BDC's Invitation

Broadland District Council's invitation to visitors to their website to send in their views on the Joint Core Strategy Examination in Public Inspectors' changes by the 2nd February 2011 is a little half-hearted. Nice banner headline but no further background information - nothing but a link straight to the GNDP's website which in itself is enough to baffle the faint-hearted.

One suspects that take up of this invitation will be limited due to lack of comprehensible information and the totally unfriendly layout of the Inspectors' Note. It seems that this is nothing more than another formality in the JCS's journey through the system. Lack of response will not mean agreement to the changes as even those that have been present at the EiP will be wondering how to respond to that 'note' in a meaningful way which might have some impact.

1 comment:

  1. I think Broadland Council have done their best, and so has the Inspector, to hand us (the public) the opportunity to make really hard-hitting comments.
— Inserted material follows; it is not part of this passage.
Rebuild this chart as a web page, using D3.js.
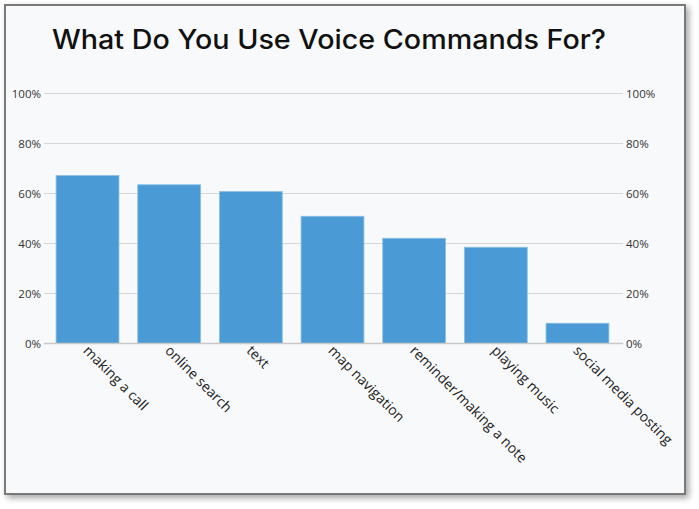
<!DOCTYPE html>
<html>
<head>
<meta charset="utf-8">
<script src="https://cdn.jsdelivr.net/npm/d3@7"></script>
<style>
html,body{margin:0;padding:0;background:#ffffff;}
svg{display:block;}
</style>
</head>
<body>
<svg id="chart" width="699" height="509"></svg>
<script>
const categories = ["making a call","online search","text","map navigation","reminder/making a note","playing music","social media posting"];
const values = [67.2, 63.5, 60.8, 50.9, 42.1, 38.5, 8.1];
const tickValues = [0, 20, 40, 60, 80, 100];
const title = "What Do You Use Voice Commands For?";

const svg = d3.select("#chart");
const defs = svg.append("defs");
const f = defs.append("filter").attr("id","shadow").attr("x","-5%").attr("y","-5%").attr("width","115%").attr("height","115%");
f.append("feDropShadow").attr("dx",3).attr("dy",3).attr("stdDeviation",3).attr("flood-color","#000").attr("flood-opacity",0.35);

// frame
svg.append("rect").attr("x",5).attr("y",5).attr("width",680).attr("height",489)
  .attr("fill","#f8f9fb").attr("stroke","#7a7a7a").attr("stroke-width",2)
  .attr("filter","url(#shadow)");

svg.append("text").attr("x",52).attr("y",49)
  .attr("font-family","Inter, Roboto, sans-serif").attr("font-weight",500)
  .attr("font-size",26.5).attr("fill","#111")
  .attr("textLength",554).attr("lengthAdjust","spacingAndGlyphs")
  .text(title);

const x = d3.scaleBand().domain(categories).range([46.7, 618.3]).paddingInner(0.23).paddingOuter(0.115);
const y = d3.scaleLinear().domain([0,100]).range([343.5, 93.5]);

const gridX1 = 44, gridX2 = 623;
svg.append("g").selectAll("line").data(tickValues.filter(d=>d>0)).join("line")
  .attr("x1",gridX1).attr("x2",gridX2).attr("y1",d=>y(d)).attr("y2",d=>y(d))
  .attr("stroke","#d6d6d6").attr("stroke-width",1);

svg.append("g").selectAll("rect").data(values).join("rect")
  .attr("x",(d,i)=>x(categories[i])).attr("width",x.bandwidth())
  .attr("y",d=>y(d)).attr("height",d=>y(0)-y(d))
  .attr("fill","#4a9bd5").attr("stroke","#8cc0e6").attr("stroke-width",0.8);

svg.append("line").attr("x1",gridX1).attr("x2",gridX2).attr("y1",y(0)).attr("y2",y(0))
  .attr("stroke","#c8c8c8").attr("stroke-width",1.5);

const fmt = d=>d+"%";
const leftAxis = d3.axisLeft(y).tickValues(tickValues).tickFormat(fmt).tickSize(0).tickPadding(3);
const gl = svg.append("g").attr("transform",`translate(${gridX1},0)`).call(leftAxis);
gl.select(".domain").remove();
gl.selectAll("text").attr("font-family","'Open Sans', sans-serif").attr("font-size",11.5).attr("fill","#333");

const rightAxis = d3.axisRight(y).tickValues(tickValues).tickFormat(fmt).tickSize(0).tickPadding(3);
const gr = svg.append("g").attr("transform",`translate(${gridX2},0)`).call(rightAxis);
gr.select(".domain").remove();
gr.selectAll("text").attr("font-family","'Open Sans', sans-serif").attr("font-size",11.5).attr("fill","#333");

const xAxis = d3.axisBottom(x).tickSize(0).tickPadding(0);
const gx = svg.append("g").attr("transform",`translate(0,${y(0)})`).call(xAxis);
gx.select(".domain").remove();
gx.selectAll("text")
  .attr("font-family","'Open Sans', sans-serif").attr("font-size",14).attr("fill","#222")
  .attr("text-anchor","start").attr("dy",null).attr("y",null)
  .attr("transform","translate(-5,8) rotate(45)");
</script>
</body>
</html>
    I was told on Sunday by the husband of a County Councillor that critical comments to the Council are always best made individually (whatever the topic), to increase the total number - because a joint objection signed by, say, 100 people, is simply counted as one.

    A template comment ought to be drafted, then people can simply write it out by hand, make any alterations they wish, and send it to the proper address by 2nd February.

    The Inspector has done two things for us. He has insisted that development to the north of Norwich be stated by the JCS to be utterly dependent on the construction of the NDR. He has not insisted, but it is common knowledge, that any increase in vehicular emissions anywhere is against both national and international law, and those laws are simple to quote and produce. So this is quite a formidable weapon that we have been given access to. We had access to it before, but the Inspector has pinned the whole project on it. What are we waiting for? It is not an attack on your own car etc. to pull out the law on vehicle emissions. It is an attack on any MORE vehicles entering the area.

    The NDR cannot go ahead – it probably won’t get the funding anyway, but the reason it cannot go ahead is that the whole idea is unlawful. It is not for the Inspector to say this. It is for us or our Councillors - but our Councillors seem to be a bit shy and tongue-tied, so that leaves us.

    The second plank of the Inspector's comments is a kindly but rather vague gesture towards the importance of any building being sustainable in terms of water supply, carbon emissions, etc. There is also a request that biodiversity corridors be enhanced between the various green spaces which the developers aim to retain. It would be possible to simply support these changes, adding that they are the bare minimum required by the Biodiversity Convention and the Climate Change Convention to ensure the survival of many species including our own. A caveat could be, that it is no good creating green "Bantustans" linked by green corridors - if the many species on which we depend are to thrive, there must be huge areas of non-toxic farmland interspersed with huge areas of wild habitat, and human settlements must be kept well separated and of a sustainable size (and already, many towns in Norfolk need reducing in size to be truly sustainable).